» Exercise brief:
Copy every line with the string "this" in it.

» Record set:
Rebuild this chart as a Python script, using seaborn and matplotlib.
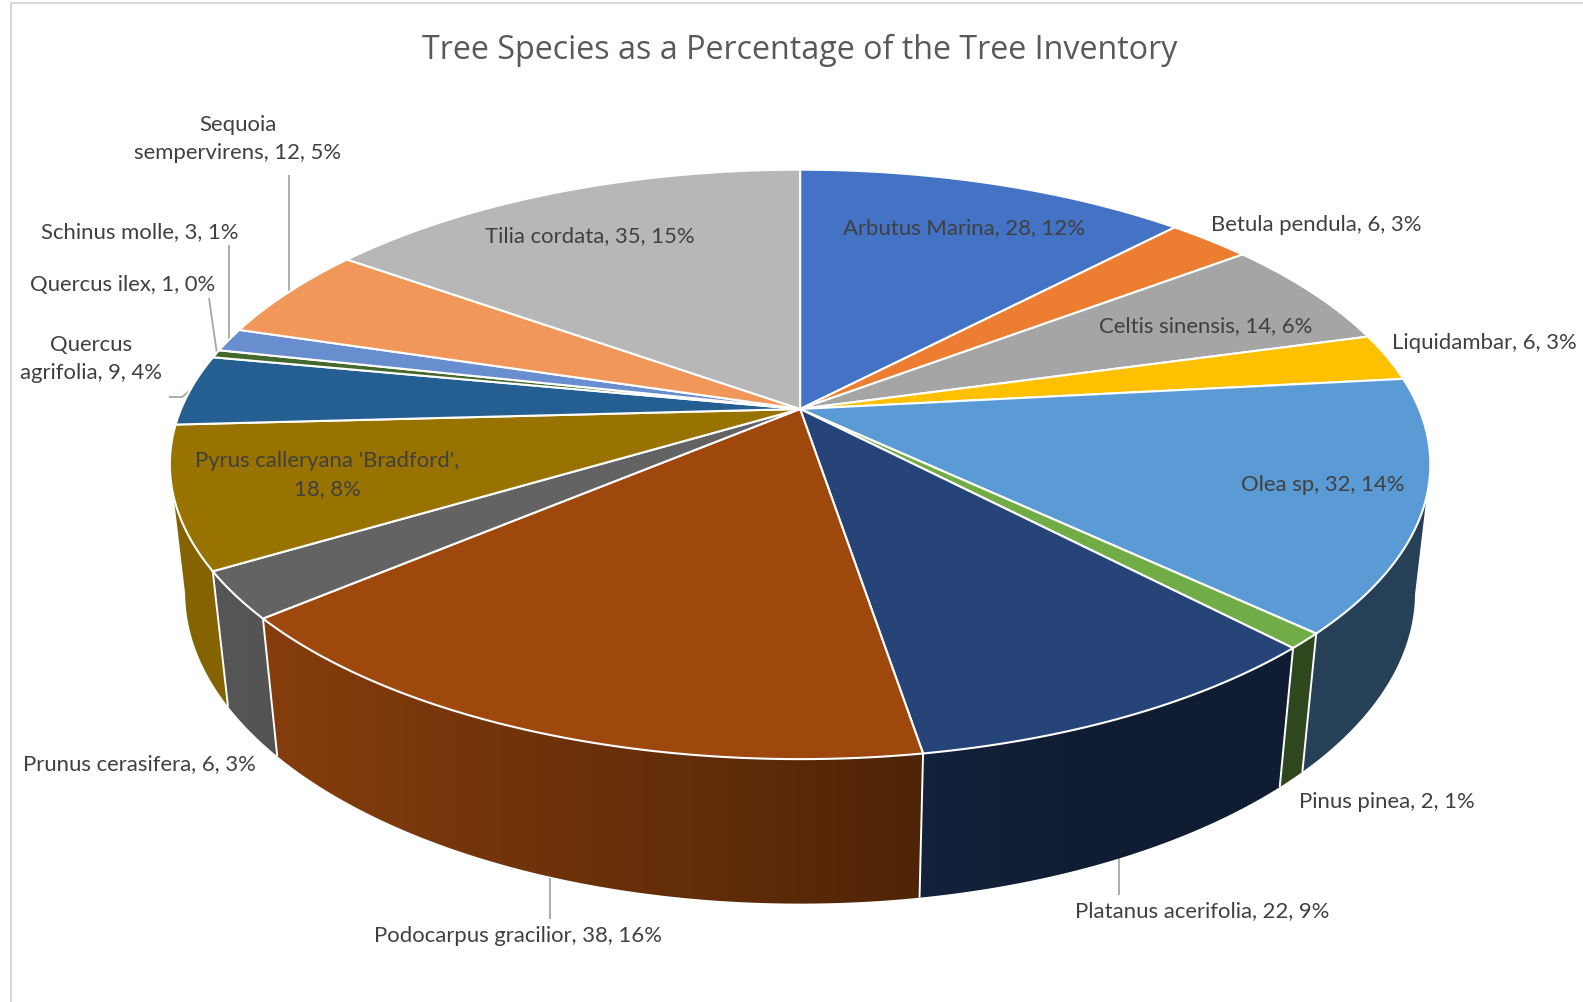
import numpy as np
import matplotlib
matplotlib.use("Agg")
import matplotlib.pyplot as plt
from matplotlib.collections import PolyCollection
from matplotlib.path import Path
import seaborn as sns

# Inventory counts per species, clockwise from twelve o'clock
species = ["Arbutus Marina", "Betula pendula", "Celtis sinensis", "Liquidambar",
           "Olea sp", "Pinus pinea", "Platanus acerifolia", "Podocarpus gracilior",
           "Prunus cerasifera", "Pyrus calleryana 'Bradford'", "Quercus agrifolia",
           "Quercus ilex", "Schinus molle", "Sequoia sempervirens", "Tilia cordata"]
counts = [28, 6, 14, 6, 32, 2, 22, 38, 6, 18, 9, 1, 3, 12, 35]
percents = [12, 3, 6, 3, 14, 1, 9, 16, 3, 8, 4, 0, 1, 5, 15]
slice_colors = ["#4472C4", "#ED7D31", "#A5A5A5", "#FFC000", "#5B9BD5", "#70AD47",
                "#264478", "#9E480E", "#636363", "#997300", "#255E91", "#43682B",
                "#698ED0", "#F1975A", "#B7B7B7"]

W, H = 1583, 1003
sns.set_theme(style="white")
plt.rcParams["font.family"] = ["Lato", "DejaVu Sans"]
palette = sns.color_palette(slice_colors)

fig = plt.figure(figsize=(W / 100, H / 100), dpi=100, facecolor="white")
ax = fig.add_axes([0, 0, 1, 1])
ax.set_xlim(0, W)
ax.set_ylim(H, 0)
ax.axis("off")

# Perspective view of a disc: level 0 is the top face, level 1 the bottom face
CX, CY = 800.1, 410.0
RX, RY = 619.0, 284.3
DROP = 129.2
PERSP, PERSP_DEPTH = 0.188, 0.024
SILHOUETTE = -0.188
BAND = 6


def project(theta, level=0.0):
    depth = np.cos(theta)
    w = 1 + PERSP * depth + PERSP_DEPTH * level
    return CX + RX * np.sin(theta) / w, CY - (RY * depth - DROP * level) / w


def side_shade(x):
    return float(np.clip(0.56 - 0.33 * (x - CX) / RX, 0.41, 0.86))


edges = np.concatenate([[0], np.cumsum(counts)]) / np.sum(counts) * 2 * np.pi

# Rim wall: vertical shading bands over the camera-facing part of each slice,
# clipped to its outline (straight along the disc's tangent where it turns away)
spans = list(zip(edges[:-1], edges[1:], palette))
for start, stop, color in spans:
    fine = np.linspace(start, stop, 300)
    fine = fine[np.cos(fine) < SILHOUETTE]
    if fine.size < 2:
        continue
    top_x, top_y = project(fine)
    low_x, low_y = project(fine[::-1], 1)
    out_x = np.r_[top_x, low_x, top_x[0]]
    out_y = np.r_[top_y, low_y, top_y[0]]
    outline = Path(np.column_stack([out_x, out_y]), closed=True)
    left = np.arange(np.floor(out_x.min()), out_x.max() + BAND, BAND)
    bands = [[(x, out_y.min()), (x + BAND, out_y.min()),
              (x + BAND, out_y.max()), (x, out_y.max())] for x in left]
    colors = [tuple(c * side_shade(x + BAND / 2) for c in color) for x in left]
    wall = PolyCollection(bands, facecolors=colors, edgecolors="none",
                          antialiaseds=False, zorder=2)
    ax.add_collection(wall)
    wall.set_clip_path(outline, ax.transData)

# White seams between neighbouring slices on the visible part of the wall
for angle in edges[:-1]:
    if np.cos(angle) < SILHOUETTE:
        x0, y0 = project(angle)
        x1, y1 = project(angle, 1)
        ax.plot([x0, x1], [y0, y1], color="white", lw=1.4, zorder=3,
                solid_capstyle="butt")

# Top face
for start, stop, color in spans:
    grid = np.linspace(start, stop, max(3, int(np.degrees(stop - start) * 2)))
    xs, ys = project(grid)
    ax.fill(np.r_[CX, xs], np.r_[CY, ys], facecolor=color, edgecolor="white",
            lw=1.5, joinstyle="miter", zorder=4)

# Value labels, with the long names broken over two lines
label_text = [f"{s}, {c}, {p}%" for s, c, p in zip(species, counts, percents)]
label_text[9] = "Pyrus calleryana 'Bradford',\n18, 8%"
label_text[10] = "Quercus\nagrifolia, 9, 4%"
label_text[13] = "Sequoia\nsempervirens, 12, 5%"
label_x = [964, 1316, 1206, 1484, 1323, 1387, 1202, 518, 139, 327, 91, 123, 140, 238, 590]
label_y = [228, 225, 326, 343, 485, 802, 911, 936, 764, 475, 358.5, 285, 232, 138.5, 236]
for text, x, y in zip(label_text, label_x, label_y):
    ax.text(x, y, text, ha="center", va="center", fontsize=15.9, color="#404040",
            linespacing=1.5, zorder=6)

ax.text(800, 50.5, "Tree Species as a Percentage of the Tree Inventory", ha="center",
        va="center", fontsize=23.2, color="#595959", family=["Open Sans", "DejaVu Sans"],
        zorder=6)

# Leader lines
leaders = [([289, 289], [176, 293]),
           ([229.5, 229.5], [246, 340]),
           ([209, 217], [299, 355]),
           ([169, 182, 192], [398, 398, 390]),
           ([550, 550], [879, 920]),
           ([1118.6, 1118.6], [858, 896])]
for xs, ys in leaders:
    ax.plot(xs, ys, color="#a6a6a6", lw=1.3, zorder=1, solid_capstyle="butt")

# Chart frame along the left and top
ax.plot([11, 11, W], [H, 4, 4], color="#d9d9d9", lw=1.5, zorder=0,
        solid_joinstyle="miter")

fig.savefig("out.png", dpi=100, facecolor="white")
--
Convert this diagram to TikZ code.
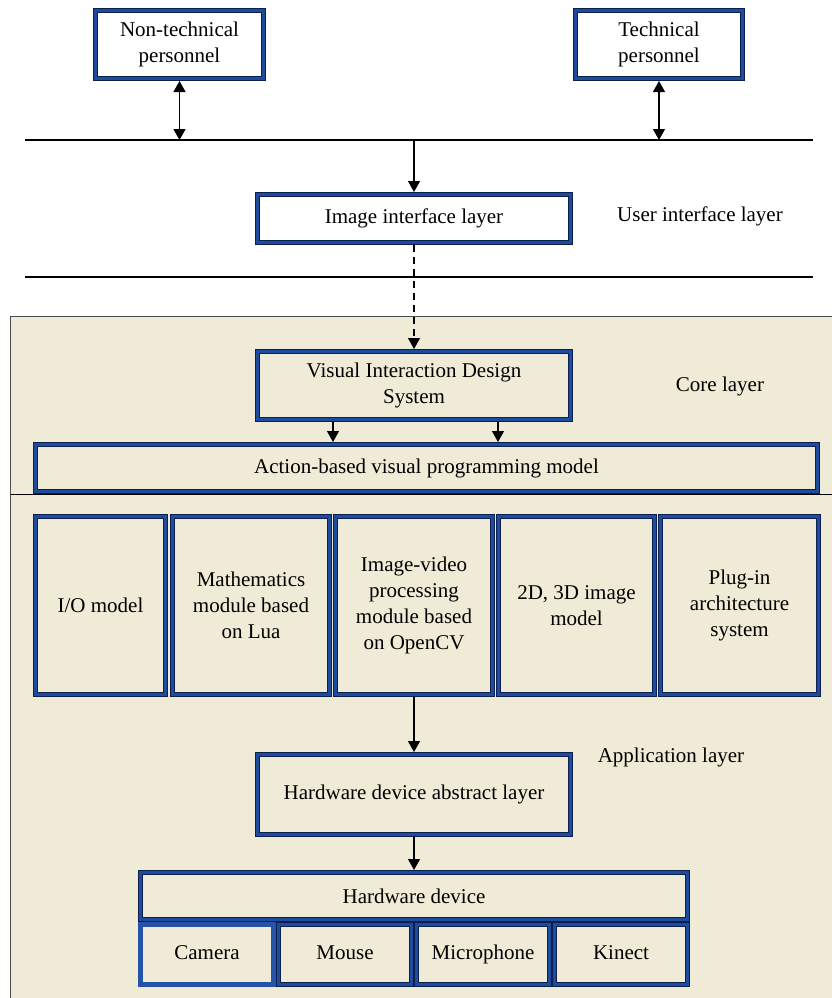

» Solution to the exercise:
Rebuild this chart as a Python script, using seaborn and matplotlib.
Convert this diagram to TikZ code.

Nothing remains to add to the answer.